San Juan de la Cruz (1542-1591), llamó “noche oscura del espíritu” a los periodos de sequedad, cuando la presencia de Dios deja de sentirse o palparse en nuestra vida, al punto que la devoción o, en su caso, las ganas de hacer oración, alcanzan mínimos desconcertantes, pues se da una especie de invierno emocional. A simple vista, el término puede sonar ilógico, pues la principal característica de la noche es la oscuridad; sin embargo, dependiendo de la fase lunar, hay noches más claras o iluminadas que otras. San Juan de la Cruz, quiso subrayar que se trata de una experiencia en la que, en medio de la más profundad oscuridad, como figura literaria para nombrar a la duda o a la soledad, hay que aferrarse a la fe que hace las veces de una lámpara o linterna. En realidad, Dios sigue estando presente y la relación, el vínculo con cada uno, lejos de extinguirse, alcanza una profundidad especial, capaz de dar un salto cualitativo. Algunos, cuando viven algo parecido, se asustan y piensan que han fallado; sin embargo, se trata de un buen síntoma, ligado a la madurez en el orden humano y espiritual. Ciertamente, cuesta trabajo, duele, pero aún en la llamada “noche oscura del espíritu”, el consuelo de Dios llega y eso hace que la prueba se suavice, pues no pretende que muramos en el intento, sino que seamos capaces de madurar, de profundizar a tal punto que el amor a él se vuelva un acto de voluntad, un “quiero estar aquí aunque no te sienta”. Los sentimientos, aunque válidos, pasan a un segundo plano.
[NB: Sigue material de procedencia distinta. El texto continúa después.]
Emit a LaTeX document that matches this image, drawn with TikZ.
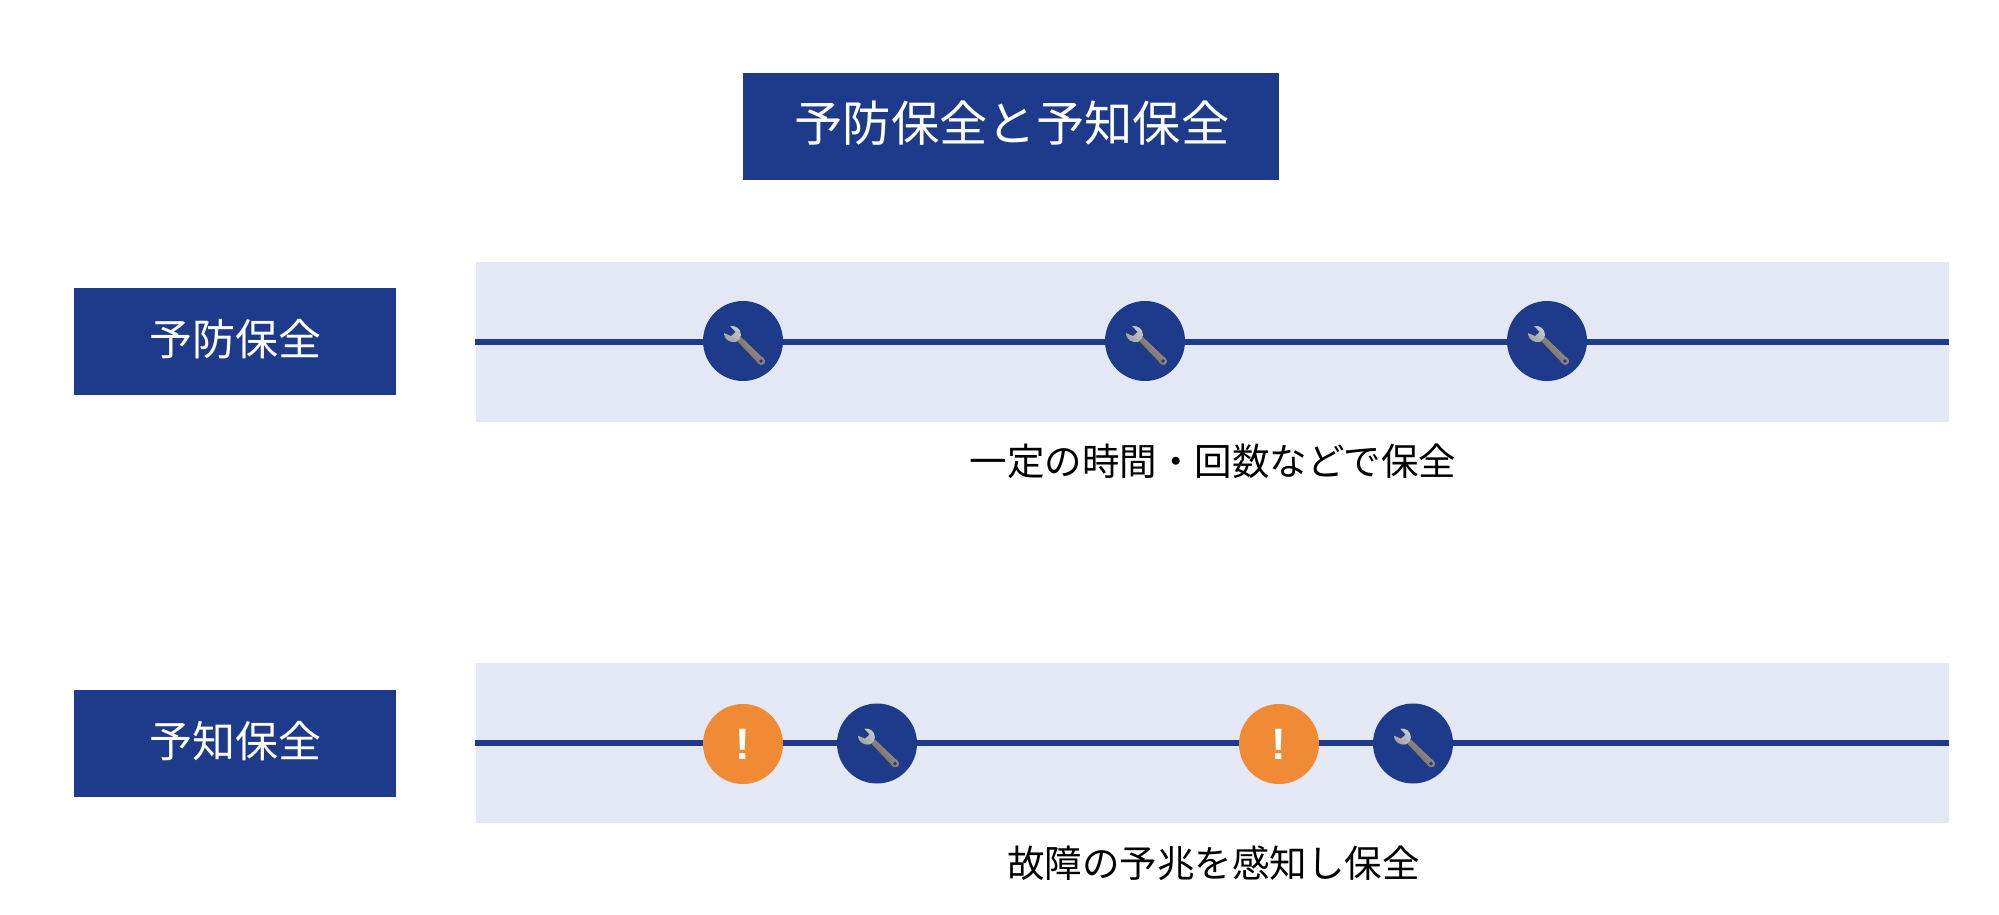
\documentclass[tikz,border=0pt]{standalone}
\usepackage{fontspec}
\setmainfont{Noto Sans CJK JP}
\newfontfamily\markfont{Liberation Sans}
\usetikzlibrary{calc}
\definecolor{navy}{HTML}{1E3A8A}
\definecolor{bandbg}{HTML}{E4E8F5}
\definecolor{alertc}{HTML}{F08A35}
\definecolor{wrenchlight}{HTML}{C4CCD4}
\definecolor{wrenchmid}{HTML}{A0A0A2}
\definecolor{wrenchdark}{HTML}{6E5C56}
\tikzset{
  x=1pt,y=-1pt,
  titlebox/.style={rectangle,fill=navy,draw=none,text=white,inner sep=0pt,minimum width=536pt,minimum height=107pt},
  sidebox/.style={rectangle,fill=navy,draw=none,text=white,inner sep=0pt,minimum width=322pt,minimum height=107pt},
  bandbox/.style={rectangle,fill=bandbg,draw=none,inner sep=0pt,minimum width=1473pt,minimum height=160pt},
  timeline/.style={draw=navy,line width=6pt},
  toolcircle/.style={circle,fill=navy,draw=none,inner sep=0pt,minimum size=80pt},
  alertcircle/.style={circle,fill=alertc,draw=none,inner sep=0pt,minimum size=80pt,text=white,font=\markfont\bfseries\fontsize{44}{44}\selectfont},
  caption/.style={text=black,inner sep=0pt,font=\fontsize{37.5}{37.5}\selectfont},
  sidetext/.style={text=white,inner sep=0pt,font=\fontsize{43}{43}\selectfont},
  titletext/.style={text=white,inner sep=0pt,font=\fontsize{48.3}{48.3}\selectfont},
  wrench/.pic={
    \begin{scope}[shift={(1,2)}]
    % handle
    \fill[left color=wrenchmid,right color=wrenchdark,shading angle=-48]
      (-9,-4) -- (-5,-8) -- (17,13) .. controls (21,15) and (22,19) .. (20,21)
      .. controls (18,23) and (14,22) .. (12,18) -- cycle;
    % head
    \fill[left color=wrenchlight,right color=wrenchmid,shading angle=-48]
      (-14,-17) .. controls (-8,-18) and (-3,-14) .. (-3,-8)
      .. controls (-3,-5) and (-5,-2) .. (-8,-1)
      .. controls (-14,0) and (-20,-3) .. (-20,-10)
      -- (-13,-7) -- (-8.5,-11) -- cycle;
    % ring hole
    \fill[navy] (17,18) circle (1.9);
    \end{scope}
  }
}
\begin{document}
\begin{tikzpicture}
\useasboundingbox (0,0) rectangle (1999,915);
\node[titlebox] (title) at (1011,126.5) {};
\node[titletext] (titletext) at (1012,123) {予防保全と予知保全};

\node[sidebox] (boxa) at (234.5,341) {};
\node[sidetext] (boxatext) at (235,339) {予防保全};
\node[bandbox] (banda) at (1212,341.5) {};
\draw[timeline] (banda.west) -- (banda.east);
\node[toolcircle] (a1) at (743,341) {};
\node[toolcircle] (a2) at (1145,341) {};
\node[toolcircle] (a3) at (1547,341) {};
\pic at (a1) {wrench};
\pic at (a2) {wrench};
\pic at (a3) {wrench};
\node[caption] (capa) at (1213,461) {一定の時間・回数などで保全};

\node[sidebox] (boxb) at (234.5,743) {};
\node[sidetext] (boxbtext) at (235,741) {予知保全};
\node[bandbox] (bandb) at (1212,743) {};
\draw[timeline] (bandb.west) -- (bandb.east);
\node[alertcircle] (b1) at (743,744) {!};
\node[toolcircle] (b2) at (877,743.5) {};
\node[alertcircle] (b3) at (1279,744) {!};
\node[toolcircle] (b4) at (1413,743.5) {};
\pic at (b2) {wrench};
\pic at (b4) {wrench};
\node[caption] (capb) at (1213.5,863) {故障の予兆を感知し保全};
\end{tikzpicture}
\end{document}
Entonces, ¿emocionarse al hacer oración es malo? Para nada. El objetivo de esto, no es anular las emociones, sino purificarlas y, desde ahí, encauzarlas hacia una experiencia viva, duradera, de por vida. Es decir, llegar al fondo o meollo del asunto que es la puesta en práctica del sacerdocio bautismal. Dicho de otra forma, pasar del “sentir” al “ser”. Desde luego que las emociones son también un rasgo humano, significativo, pero la fe no puede reducirse a una cuestión de “hoy si y mañana no”. Necesita echar raíces y las “noches oscuras” ayudan a que se logre. Algo que hay que evitar siempre; especialmente, cuando estamos en una prueba, es dejar la oración y los sacramentos, creyendo que no valen la pena, porque en ambos puntos se encuentran los medios para poder perseverar en medio de la crisis que Dios ha permitido para ayudarnos a conseguir una fe sólida.
Todos los santos y las santas han tenido sus momentos de soledad, de lucha interior. Esto no significa que se hayan vuelto ateos. Al contrario, en medio de dudas difíciles, de tipo existencial, lograron mantenerse firmes, sabiéndose poner en las manos de Dios. Tampoco quiere decir que se hayan amargado, pues –en palabras de San Francisco de Sales (1567-1622)- “un santo triste, es un triste santo”. También hay que hacer nuestras las palabras de la Venerable Concepción Cabrera de Armida (1862-1937): “me abandono en quien me abandona”. A la par que Dios permite una serie de momentos para romper nuestros esquemas, a menudo cerrados y excluyentes, nos ofrece, como ya vimos, el consuelo de los sacramentos, de la oración y, por si esto fuera poco, se encarga de poner en nuestro camino a personas que sepan acompañarnos. Por ejemplo, en el caso de la Sra. Armida, estuvo Mons. Luis María Martínez (1881-1956). Buscar consejo en la dirección espiritual, resulta clave, pues no debemos irnos por la libre, abandonados a nuestras propias fuerzas, sino dentro de la Iglesia que es madre y maestra.
A final de cuentas, después de la “noche oscura”, viene “el día soleado”, cuando se recogen los frutos. Algunos, saltan a la vista, mientras que otros quedan en el silencio, pero lo importante es que en todos los casos se dan, contribuyendo a la realización del proyecto de Cristo Sacerdote y Víctima en la historia de la humanidad. Esos momentos de silencio, de tedio espiritual, son los que nos llevan a la madurez. Asumámoslos con fe y buen sentido del humor. Vale la pena.